Data to use:
BEGIN

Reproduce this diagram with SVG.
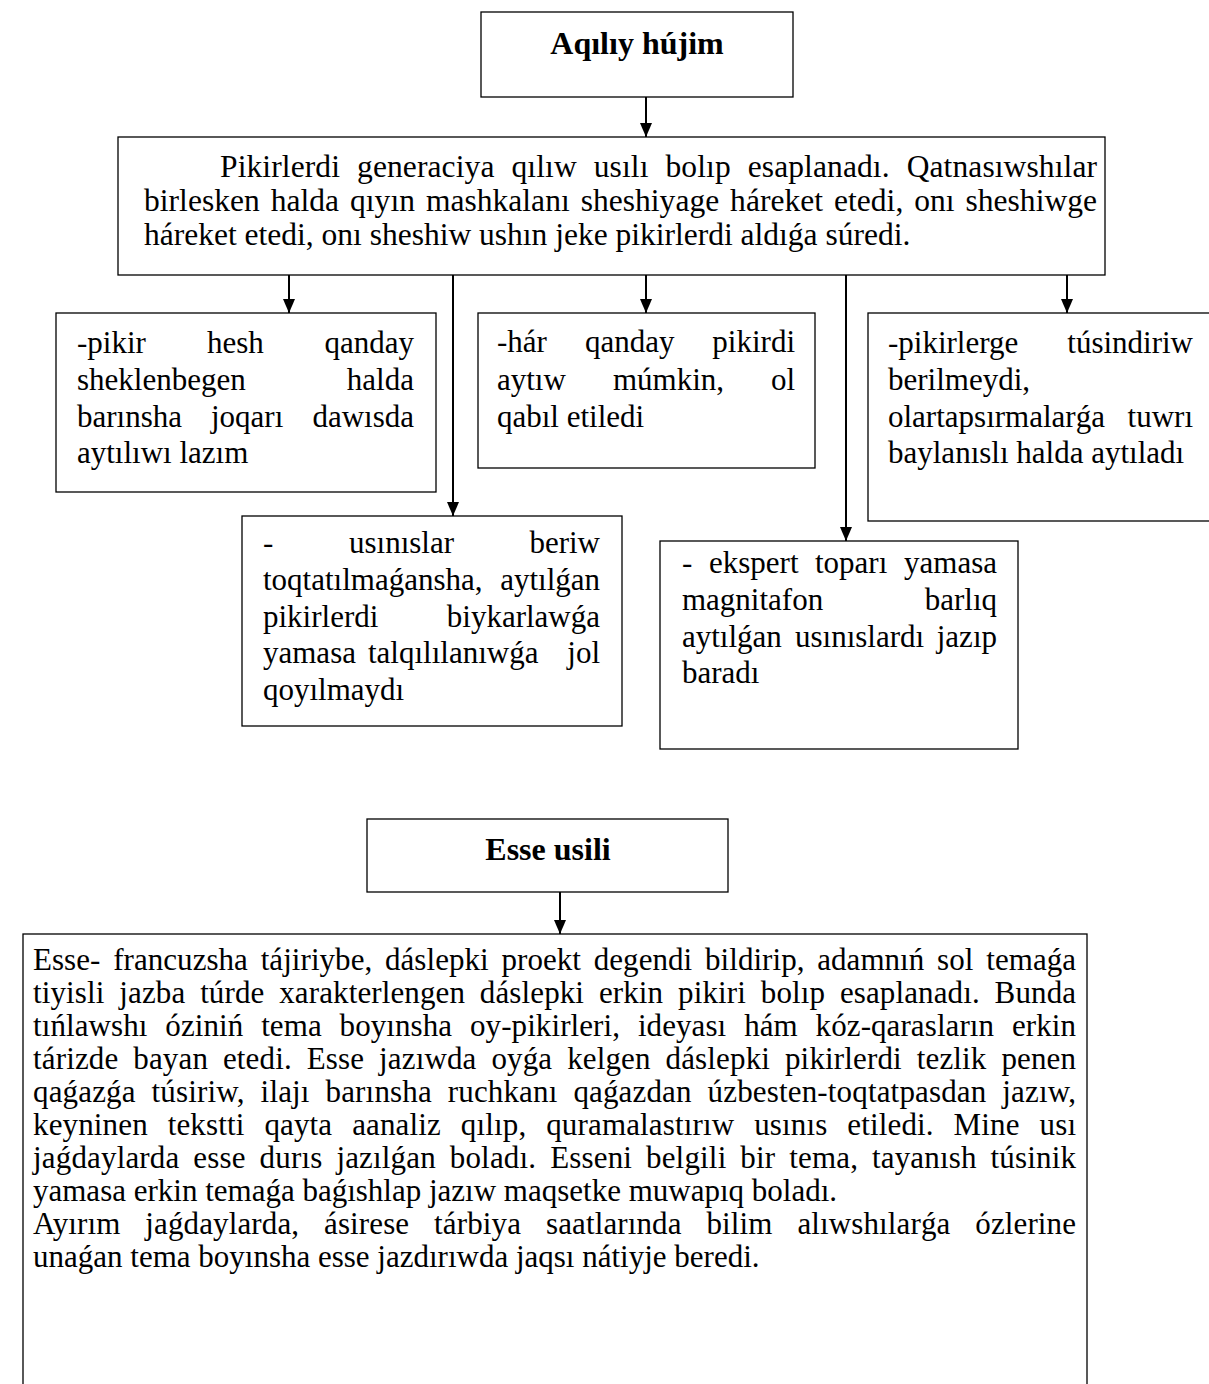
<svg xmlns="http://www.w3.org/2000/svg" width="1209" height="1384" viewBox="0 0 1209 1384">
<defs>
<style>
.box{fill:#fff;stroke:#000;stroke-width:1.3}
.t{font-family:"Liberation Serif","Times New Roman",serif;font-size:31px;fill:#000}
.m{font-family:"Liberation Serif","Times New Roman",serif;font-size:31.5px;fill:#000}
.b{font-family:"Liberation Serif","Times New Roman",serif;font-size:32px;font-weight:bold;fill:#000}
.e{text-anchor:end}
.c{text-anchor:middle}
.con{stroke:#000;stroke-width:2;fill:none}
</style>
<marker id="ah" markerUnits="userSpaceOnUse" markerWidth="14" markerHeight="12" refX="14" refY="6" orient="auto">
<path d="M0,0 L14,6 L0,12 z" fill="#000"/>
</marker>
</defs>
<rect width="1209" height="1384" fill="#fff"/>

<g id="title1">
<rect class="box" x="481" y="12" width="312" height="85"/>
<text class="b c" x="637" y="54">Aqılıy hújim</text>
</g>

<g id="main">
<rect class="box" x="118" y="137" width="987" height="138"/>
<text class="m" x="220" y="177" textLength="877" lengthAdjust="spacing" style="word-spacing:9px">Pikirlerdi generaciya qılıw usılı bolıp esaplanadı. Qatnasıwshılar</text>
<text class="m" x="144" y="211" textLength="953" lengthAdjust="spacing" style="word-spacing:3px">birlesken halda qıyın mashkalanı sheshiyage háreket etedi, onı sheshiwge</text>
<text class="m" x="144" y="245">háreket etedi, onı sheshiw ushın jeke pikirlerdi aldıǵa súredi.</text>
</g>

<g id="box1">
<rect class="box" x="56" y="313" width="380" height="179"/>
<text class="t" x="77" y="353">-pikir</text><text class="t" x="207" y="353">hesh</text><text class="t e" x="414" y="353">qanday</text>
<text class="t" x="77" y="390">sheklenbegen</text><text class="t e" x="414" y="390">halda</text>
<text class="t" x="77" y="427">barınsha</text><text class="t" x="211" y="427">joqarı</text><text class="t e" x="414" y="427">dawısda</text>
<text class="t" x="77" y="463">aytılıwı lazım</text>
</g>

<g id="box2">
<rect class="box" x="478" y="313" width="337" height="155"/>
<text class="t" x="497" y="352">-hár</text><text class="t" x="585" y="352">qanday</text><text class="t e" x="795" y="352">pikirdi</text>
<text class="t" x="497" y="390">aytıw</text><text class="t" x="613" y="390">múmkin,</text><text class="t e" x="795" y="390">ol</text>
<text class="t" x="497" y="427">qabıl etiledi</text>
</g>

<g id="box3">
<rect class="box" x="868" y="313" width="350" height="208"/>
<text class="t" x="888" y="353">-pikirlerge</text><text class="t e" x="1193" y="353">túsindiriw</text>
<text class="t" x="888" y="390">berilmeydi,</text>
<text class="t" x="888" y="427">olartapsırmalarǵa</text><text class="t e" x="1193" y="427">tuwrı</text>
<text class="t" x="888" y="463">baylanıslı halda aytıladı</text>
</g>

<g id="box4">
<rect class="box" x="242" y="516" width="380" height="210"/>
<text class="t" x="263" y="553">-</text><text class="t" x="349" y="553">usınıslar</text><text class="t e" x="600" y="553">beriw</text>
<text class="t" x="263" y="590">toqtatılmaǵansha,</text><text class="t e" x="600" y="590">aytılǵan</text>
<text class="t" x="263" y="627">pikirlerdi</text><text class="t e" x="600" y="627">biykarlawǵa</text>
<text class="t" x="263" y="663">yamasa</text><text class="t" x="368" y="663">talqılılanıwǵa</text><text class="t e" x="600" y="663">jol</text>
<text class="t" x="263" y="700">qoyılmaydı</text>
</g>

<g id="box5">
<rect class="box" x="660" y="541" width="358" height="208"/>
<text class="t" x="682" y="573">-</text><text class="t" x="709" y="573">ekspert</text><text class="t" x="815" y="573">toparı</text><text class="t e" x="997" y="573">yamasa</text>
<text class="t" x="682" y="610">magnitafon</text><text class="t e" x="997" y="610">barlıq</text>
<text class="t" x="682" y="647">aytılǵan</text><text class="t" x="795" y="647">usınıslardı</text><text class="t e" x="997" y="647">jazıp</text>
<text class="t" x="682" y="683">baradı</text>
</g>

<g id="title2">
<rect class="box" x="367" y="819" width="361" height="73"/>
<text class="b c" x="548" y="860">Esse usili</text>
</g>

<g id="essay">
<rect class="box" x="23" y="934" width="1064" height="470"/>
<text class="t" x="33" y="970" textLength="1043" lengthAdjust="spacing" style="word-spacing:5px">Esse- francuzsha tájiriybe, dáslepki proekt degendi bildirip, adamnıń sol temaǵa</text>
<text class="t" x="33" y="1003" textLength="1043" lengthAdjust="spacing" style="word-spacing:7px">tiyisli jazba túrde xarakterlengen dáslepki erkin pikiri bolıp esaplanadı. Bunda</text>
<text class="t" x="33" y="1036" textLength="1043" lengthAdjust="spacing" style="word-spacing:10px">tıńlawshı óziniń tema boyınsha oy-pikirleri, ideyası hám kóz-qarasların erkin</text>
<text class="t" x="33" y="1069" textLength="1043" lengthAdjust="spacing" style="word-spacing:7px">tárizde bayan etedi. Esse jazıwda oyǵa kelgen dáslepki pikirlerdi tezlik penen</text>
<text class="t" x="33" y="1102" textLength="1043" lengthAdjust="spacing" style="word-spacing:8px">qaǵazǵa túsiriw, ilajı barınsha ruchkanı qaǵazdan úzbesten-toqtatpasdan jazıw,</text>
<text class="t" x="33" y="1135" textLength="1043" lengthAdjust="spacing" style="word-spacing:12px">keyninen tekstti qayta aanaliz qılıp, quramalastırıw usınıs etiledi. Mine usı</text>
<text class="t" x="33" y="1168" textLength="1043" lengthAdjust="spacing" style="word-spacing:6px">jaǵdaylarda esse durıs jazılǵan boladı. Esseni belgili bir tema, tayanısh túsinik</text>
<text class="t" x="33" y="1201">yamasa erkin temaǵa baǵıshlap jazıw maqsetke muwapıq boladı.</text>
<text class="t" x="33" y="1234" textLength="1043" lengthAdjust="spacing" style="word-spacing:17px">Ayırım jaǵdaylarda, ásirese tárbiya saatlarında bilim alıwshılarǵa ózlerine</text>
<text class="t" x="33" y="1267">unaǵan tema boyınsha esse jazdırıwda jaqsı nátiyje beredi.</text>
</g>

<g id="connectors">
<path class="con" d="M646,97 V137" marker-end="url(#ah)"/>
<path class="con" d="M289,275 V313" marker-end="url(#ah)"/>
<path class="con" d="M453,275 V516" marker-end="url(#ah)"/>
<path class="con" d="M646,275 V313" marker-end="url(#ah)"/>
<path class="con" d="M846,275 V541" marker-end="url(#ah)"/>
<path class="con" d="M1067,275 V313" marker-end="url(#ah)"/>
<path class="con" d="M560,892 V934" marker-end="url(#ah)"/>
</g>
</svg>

END
BEGIN

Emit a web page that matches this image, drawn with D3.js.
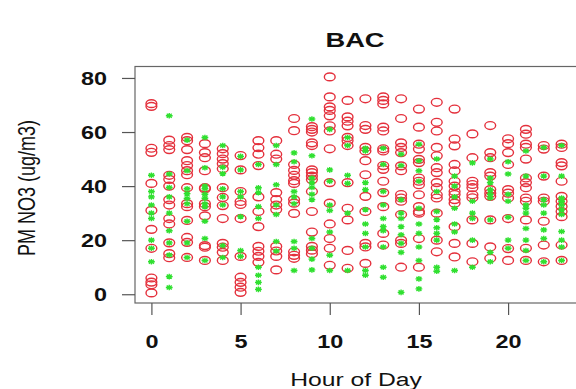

END
BEGIN

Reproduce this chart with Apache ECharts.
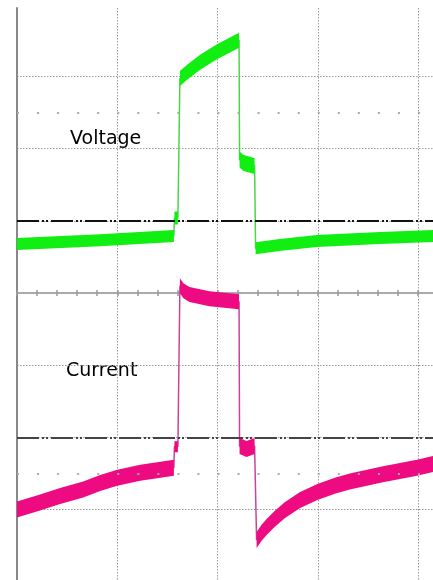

END

Exercise requirements: Where a line of the data holds "with", show that line.

Response to this exercise:
Reproduce this diagram with SVG.
Emit a web page that matches this image, drawn with D3.js.
Reproduce this chart with Apache ECharts.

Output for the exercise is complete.